### Dataset content ###

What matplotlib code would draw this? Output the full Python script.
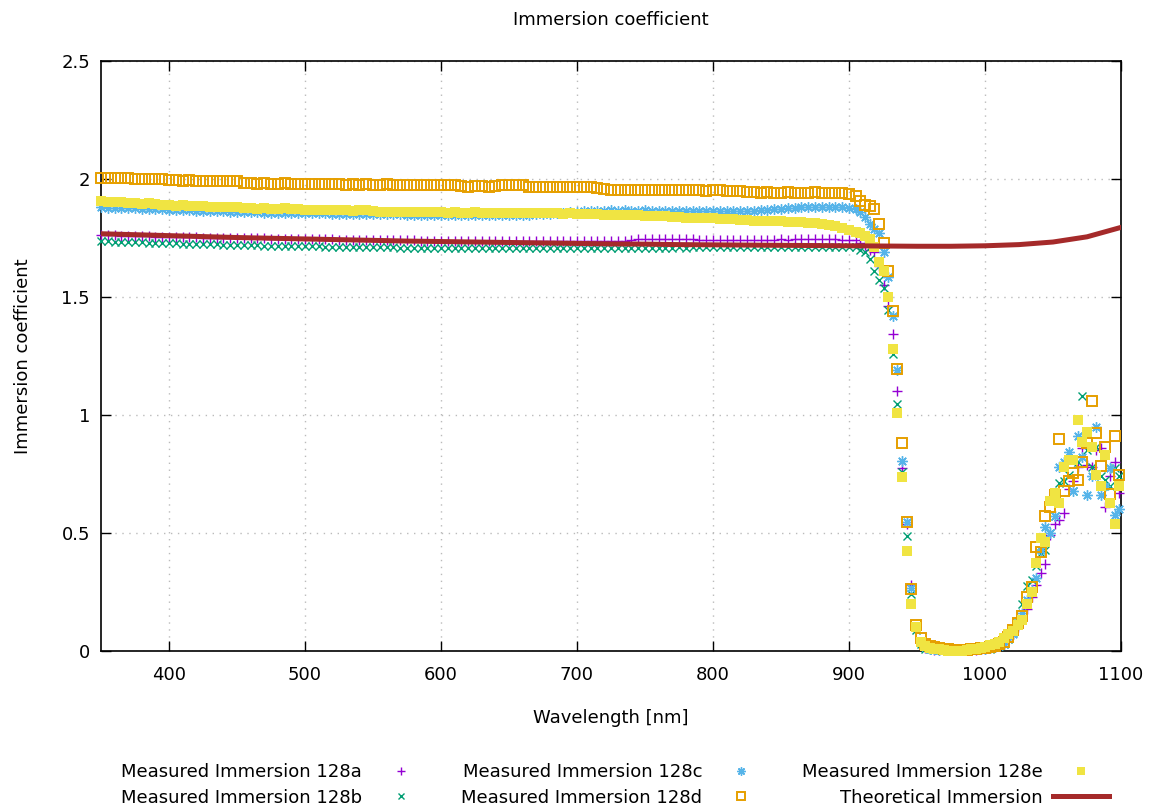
import numpy as np
import matplotlib
matplotlib.use("Agg")
import matplotlib.pyplot as plt
from matplotlib.lines import Line2D

# sampling grid of the spectrometer: coarse in the flat part, finer at the edge
FLAT_WL = np.arange(350, 901, 5)
TAIL_WL = np.round(np.arange(905, 1100, 3.4), 1)
WAVELENGTHS = np.concatenate([FLAT_WL, TAIL_WL])

IMM_128A = [
    1.762, 1.761, 1.761, 1.760, 1.759, 1.758, 1.758, 1.757, 1.756, 1.756, 1.755,
    1.754, 1.754, 1.753, 1.753, 1.752, 1.752, 1.751, 1.751, 1.750, 1.750,
    1.749, 1.749, 1.748, 1.748, 1.747, 1.747, 1.746, 1.746, 1.745, 1.745,
    1.745, 1.744, 1.744, 1.744, 1.743, 1.743, 1.743, 1.742, 1.742, 1.742,
    1.741, 1.741, 1.741, 1.740, 1.740, 1.740, 1.739, 1.739, 1.739, 1.739,
    1.738, 1.738, 1.738, 1.737, 1.737, 1.737, 1.736, 1.736, 1.736, 1.736,
    1.736, 1.736, 1.737, 1.737, 1.737, 1.737, 1.737, 1.738, 1.738, 1.738,
    1.738, 1.738, 1.739, 1.739, 1.739, 1.739, 1.739, 1.740,
    1.746, 1.747, 1.746, 1.747, 1.746, 1.747, 1.746, 1.746, 1.744,
    1.742, 1.742, 1.743, 1.742, 1.742, 1.743, 1.742, 1.743, 1.742, 1.742,
    1.743, 1.743, 1.744, 1.743, 1.744, 1.744, 1.745, 1.745, 1.745, 1.744,
    1.744, 1.743, 1.742,
    # drop
    1.74, 1.73, 1.72, 1.70, 1.69, 1.63, 1.55, 1.46, 1.343, 1.10, 0.775, 0.54,
    0.28, 0.10, 0.04, 0.012,
    0.008, 0.006, 0.005, 0.004, 0.004, 0.003, 0.003, 0.004, 0.004, 0.005,
    0.006, 0.008, 0.010,
    0.012, 0.015, 0.02, 0.03, 0.05, 0.07, 0.10, 0.14, 0.18, 0.23,
    0.28, 0.33, 0.37, 0.49, 0.54, 0.555, 0.585, 0.685, 0.72, 0.78,
    0.86, 0.79, 0.78, 0.85, 0.86, 0.61, 0.74, 0.80, 0.67,
]

IMM_128B = [
    1.737, 1.736, 1.735, 1.734, 1.733, 1.732, 1.731, 1.730, 1.730, 1.729, 1.728,
    1.727, 1.726, 1.726, 1.725, 1.724, 1.723, 1.723, 1.722, 1.721, 1.721,
    1.720, 1.719, 1.719, 1.718, 1.718, 1.717, 1.716, 1.716, 1.715, 1.715,
    1.714, 1.714, 1.713, 1.713, 1.712, 1.712, 1.712, 1.711, 1.711, 1.711,
    1.710, 1.710, 1.710, 1.709, 1.709, 1.709, 1.709, 1.708, 1.708, 1.708,
    1.708, 1.707, 1.707, 1.707, 1.707, 1.707, 1.706, 1.706,
    1.706, 1.706, 1.707, 1.706, 1.706, 1.707, 1.706, 1.706, 1.707, 1.707,
    1.706, 1.707, 1.707, 1.707, 1.708, 1.707, 1.708, 1.708, 1.708, 1.708,
    1.709, 1.708, 1.709, 1.709, 1.709, 1.709, 1.710, 1.709, 1.710, 1.710,
    1.710, 1.710,
    1.710, 1.711, 1.711, 1.711, 1.711, 1.712, 1.712, 1.712, 1.712, 1.712,
    1.713, 1.713, 1.713, 1.713, 1.713, 1.713, 1.712, 1.712, 1.712, 1.711,
    # drop
    1.71, 1.70, 1.69, 1.66, 1.61, 1.57, 1.54, 1.445, 1.26, 1.047, 0.76, 0.487,
    0.24, 0.09, 0.03, 0.01,
    0.008, 0.006, 0.005, 0.004, 0.003, 0.003, 0.003, 0.003, 0.004, 0.005,
    0.006, 0.007, 0.009,
    0.01, 0.015, 0.02, 0.03, 0.05, 0.08, 0.12, 0.20, 0.275, 0.30,
    0.36, 0.415, 0.43, 0.50, 0.57, 0.71, 0.72, 0.745, 0.68, 0.80,
    1.08, 0.85, 0.78, 0.865, 0.74, 0.725, 0.70, 0.775, 0.74,
]

IMM_128C = [
    1.880, 1.879, 1.878, 1.877, 1.876, 1.876, 1.875, 1.874, 1.873, 1.872,
    1.870, 1.869, 1.868, 1.867, 1.866, 1.865, 1.864, 1.864, 1.863, 1.862, 1.861,
    1.860, 1.859, 1.859, 1.858, 1.858, 1.857, 1.857, 1.856, 1.856, 1.855,
    1.855, 1.854, 1.854, 1.853, 1.853, 1.852, 1.852, 1.852, 1.851, 1.851,
    1.851, 1.850, 1.850, 1.850, 1.849, 1.849, 1.849, 1.848, 1.848, 1.848,
    1.848, 1.847, 1.847, 1.847, 1.847, 1.846, 1.846, 1.846,
    1.846, 1.846, 1.847, 1.848, 1.849, 1.850, 1.852, 1.853, 1.855, 1.857,
    1.859, 1.861, 1.863, 1.865,
    1.866, 1.866, 1.867, 1.866, 1.867, 1.866, 1.866, 1.867, 1.866, 1.865,
    1.866, 1.866, 1.865, 1.866, 1.865, 1.866, 1.865, 1.864, 1.865, 1.865,
    1.864, 1.865, 1.866, 1.866,
    1.868, 1.870, 1.872, 1.874, 1.876, 1.878, 1.880, 1.881, 1.882, 1.883,
    1.883, 1.882, 1.881, 1.879,
    # drop
    1.875, 1.86, 1.84, 1.81, 1.79, 1.77, 1.69, 1.585, 1.42, 1.19, 0.805, 0.547,
    0.267, 0.10, 0.04, 0.015,
    0.01, 0.008, 0.006, 0.005, 0.004, 0.004, 0.004, 0.004, 0.005, 0.006,
    0.007, 0.008, 0.01,
    0.012, 0.015, 0.02, 0.03, 0.05, 0.07, 0.11, 0.16, 0.215, 0.26,
    0.31, 0.43, 0.525, 0.50, 0.57, 0.78, 0.80, 0.845, 0.68, 0.91,
    0.82, 0.66, 0.74, 0.95, 0.66, 0.70, 0.775, 0.575, 0.60,
]

IMM_128D = [
    2.005, 2.006, 2.004, 2.005, 2.003,
    2.000, 2.001, 1.999, 2.000, 1.998, 1.997,
    1.994, 1.993, 1.994, 1.992, 1.993, 1.992, 1.991, 1.993, 1.992, 1.990,
    1.982, 1.981, 1.980, 1.981, 1.979, 1.980, 1.981, 1.979, 1.978, 1.980,
    1.979, 1.978, 1.979, 1.978,
    1.977, 1.976, 1.977, 1.976, 1.977, 1.975, 1.976, 1.977, 1.976, 1.975,
    1.975, 1.974, 1.976, 1.975, 1.974, 1.975, 1.976, 1.974,
    1.969, 1.968, 1.970, 1.969, 1.968, 1.972,
    1.975, 1.976, 1.974, 1.973,
    1.967, 1.968, 1.966, 1.967, 1.968, 1.966, 1.967, 1.966, 1.968, 1.967, 1.962,
    1.958, 1.954, 1.953, 1.952, 1.954, 1.953, 1.952, 1.953, 1.954, 1.952,
    1.953, 1.952, 1.953, 1.954, 1.952, 1.951, 1.953, 1.952, 1.950, 1.951, 1.950,
    1.945, 1.943, 1.942, 1.943, 1.941, 1.942, 1.943, 1.942, 1.941, 1.942,
    1.943, 1.941, 1.942, 1.941, 1.940, 1.936,
    # drop
    1.93, 1.905, 1.89, 1.885, 1.875, 1.81, 1.73, 1.61, 1.44, 1.195, 0.88, 0.547,
    0.263, 0.11, 0.055, 0.03,
    0.02, 0.015, 0.012, 0.01, 0.008, 0.006, 0.005, 0.005, 0.006, 0.008,
    0.01, 0.012, 0.014,
    0.016, 0.02, 0.03, 0.04, 0.06, 0.09, 0.12, 0.15, 0.23, 0.27,
    0.44, 0.42, 0.57, 0.61, 0.66, 0.90, 0.68, 0.72, 0.755, 0.725,
    0.80, 0.88, 1.06, 0.925, 0.785, 0.865, 0.665, 0.91, 0.745,
]

IMM_128E = [
    1.905, 1.904, 1.903, 1.904,
    1.898, 1.897, 1.896, 1.897, 1.895,
    1.889, 1.888, 1.887, 1.888, 1.886, 1.887, 1.885,
    1.883, 1.882, 1.883, 1.881, 1.880,
    1.876, 1.877, 1.875, 1.876, 1.875, 1.874, 1.876, 1.875, 1.873,
    1.869, 1.868, 1.869, 1.867, 1.868, 1.867, 1.868, 1.866, 1.867, 1.868, 1.866,
    1.862, 1.861, 1.862, 1.860, 1.861, 1.860, 1.861, 1.859, 1.860,
    1.859, 1.858, 1.859, 1.857, 1.858, 1.859, 1.857, 1.858, 1.857,
    1.857, 1.856, 1.857, 1.855, 1.856, 1.856, 1.855,
    1.855, 1.854, 1.853, 1.854, 1.853, 1.852, 1.851,
    1.850, 1.849, 1.848, 1.849, 1.847, 1.846, 1.847, 1.845, 1.844, 1.843,
    1.842, 1.841, 1.840,
    1.836, 1.835, 1.834, 1.834, 1.833, 1.832, 1.831, 1.830, 1.828,
    1.826, 1.824, 1.823, 1.822, 1.821, 1.820, 1.819, 1.818, 1.817,
    1.815, 1.812, 1.808, 1.805, 1.800, 1.793, 1.783,
    # drop
    1.775, 1.77, 1.76, 1.745, 1.71, 1.65, 1.61, 1.50, 1.28, 1.01, 0.737, 0.424,
    0.20, 0.10, 0.04, 0.02,
    0.012, 0.01, 0.008, 0.005, 0.002, 0.0, 0.0, 0.002, 0.005, 0.008,
    0.01, 0.012, 0.015,
    0.025, 0.03, 0.04, 0.055, 0.07, 0.085, 0.11, 0.13, 0.20, 0.25,
    0.373, 0.48, 0.46, 0.635, 0.67, 0.627, 0.78, 0.81, 0.81, 0.98,
    0.885, 0.93, 0.865, 0.745, 0.70, 0.83, 0.627, 0.54, 0.70,
]

THEORY_WL = np.arange(350, 1101, 25)
THEORY = [
    1.768, 1.764, 1.760, 1.756, 1.752, 1.749, 1.746, 1.743, 1.740, 1.737,
    1.735, 1.733, 1.731, 1.729, 1.727, 1.725, 1.724, 1.722, 1.721, 1.720,
    1.719, 1.718, 1.717, 1.716, 1.715, 1.715, 1.717, 1.722, 1.733, 1.755,
    1.795,
]

LABELS = ["Measured Immersion 128a", "Measured Immersion 128b",
          "Measured Immersion 128c", "Measured Immersion 128d",
          "Measured Immersion 128e", "Theoretical Immersion"]

for s in (IMM_128A, IMM_128B, IMM_128C, IMM_128D, IMM_128E):
    assert len(s) == len(WAVELENGTHS), len(s)

plt.rcParams['font.family'] = ['DejaVu Sans']
plt.rcParams['font.size'] = 13

W, H = 1158, 809
fig = plt.figure(figsize=(W / 100, H / 100), dpi=100)
ax = fig.add_axes([101 / W, 1 - 651 / H, (1121 - 101) / W, (651 - 61) / H])

styles = [
    dict(marker='+', color='#9400d3', ms=7, mew=1.0, mfc='none'),
    dict(marker='x', color='#009e73', ms=5.8, mew=1.0, mfc='none'),
    dict(marker=(8, 2, 0), color='#56b4e9', ms=7.5, mew=1.0, mfc='none'),
    dict(marker='s', color='#e69f00', ms=6.6, mew=1.4, mfc='none'),
    dict(marker='s', color='#f0e442', ms=7.0, mew=0, mfc='#f0e442'),
]
series = [IMM_128A, IMM_128B, IMM_128C, IMM_128D, IMM_128E]

handles = []
for vals, st, lab in zip(series, styles, LABELS):
    ax.plot(WAVELENGTHS, vals, linestyle='none', marker=st['marker'],
            ms=st['ms'], mew=st['mew'], mec=st['color'], mfc=st['mfc'],
            clip_on=False, zorder=3)
    handles.append(Line2D([], [], linestyle='none', marker=st['marker'],
                          ms=st['ms'] * 0.8, mew=st['mew'], mec=st['color'],
                          mfc=st['mfc'], label=lab))

ax.plot(THEORY_WL, THEORY, color='#a52a2a', lw=3.6, zorder=4)
handles.append(Line2D([], [], color='#a52a2a', lw=3.6, label=LABELS[5]))

ax.set_xlim(350, 1100)
ax.set_ylim(0, 2.5)
ax.set_xticks([400, 500, 600, 700, 800, 900, 1000, 1100])
ax.set_yticks([0, 0.5, 1, 1.5, 2, 2.5])
ax.set_yticklabels(['0', '0.5', '1', '1.5', '2', '2.5'])
ax.tick_params(direction='in', length=7.5, width=1, top=True, right=True,
               labelsize=13)
ax.tick_params(axis='x', pad=11)
ax.tick_params(axis='y', pad=8)
for sp in ax.spines.values():
    sp.set_linewidth(1.2)

ax.grid(True, color='#bbbbbb', linestyle=(0, (1, 4)), linewidth=1)
ax.set_axisbelow(True)

ax.set_xlabel('Wavelength [nm]', fontsize=13)
ax.xaxis.set_label_coords(0.5, -0.098)
ax.set_ylabel('Immersion coefficient', fontsize=13)
ax.yaxis.set_label_coords(-0.068, 0.5)

fig.text(611 / W, 1 - 20 / H, 'Immersion coefficient', ha='center',
         va='center', fontsize=13)

fig.legend(handles=handles, loc='center', ncol=3, frameon=False,
           markerfirst=False, bbox_to_anchor=(615 / W, 1 - 785 / H),
           bbox_transform=fig.transFigure, fontsize=13, handlelength=3.1,
           handletextpad=0.6, columnspacing=1.8, labelspacing=0.42,
           borderpad=0)

fig.savefig('out.png', dpi=100)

###

▶ [What is needed]:
Reproduce the data above word for word from its first line through the line that holds "WAVELENGTHS = np.concatenate([FLAT_WL, TAIL_WL])", both ends included; skip pictures.

▶ [Solution to this task]:
What matplotlib code would draw this? Output the full Python script.
import numpy as np
import matplotlib
matplotlib.use("Agg")
import matplotlib.pyplot as plt
from matplotlib.lines import Line2D

# sampling grid of the spectrometer: coarse in the flat part, finer at the edge
FLAT_WL = np.arange(350, 901, 5)
TAIL_WL = np.round(np.arange(905, 1100, 3.4), 1)
WAVELENGTHS = np.concatenate([FLAT_WL, TAIL_WL])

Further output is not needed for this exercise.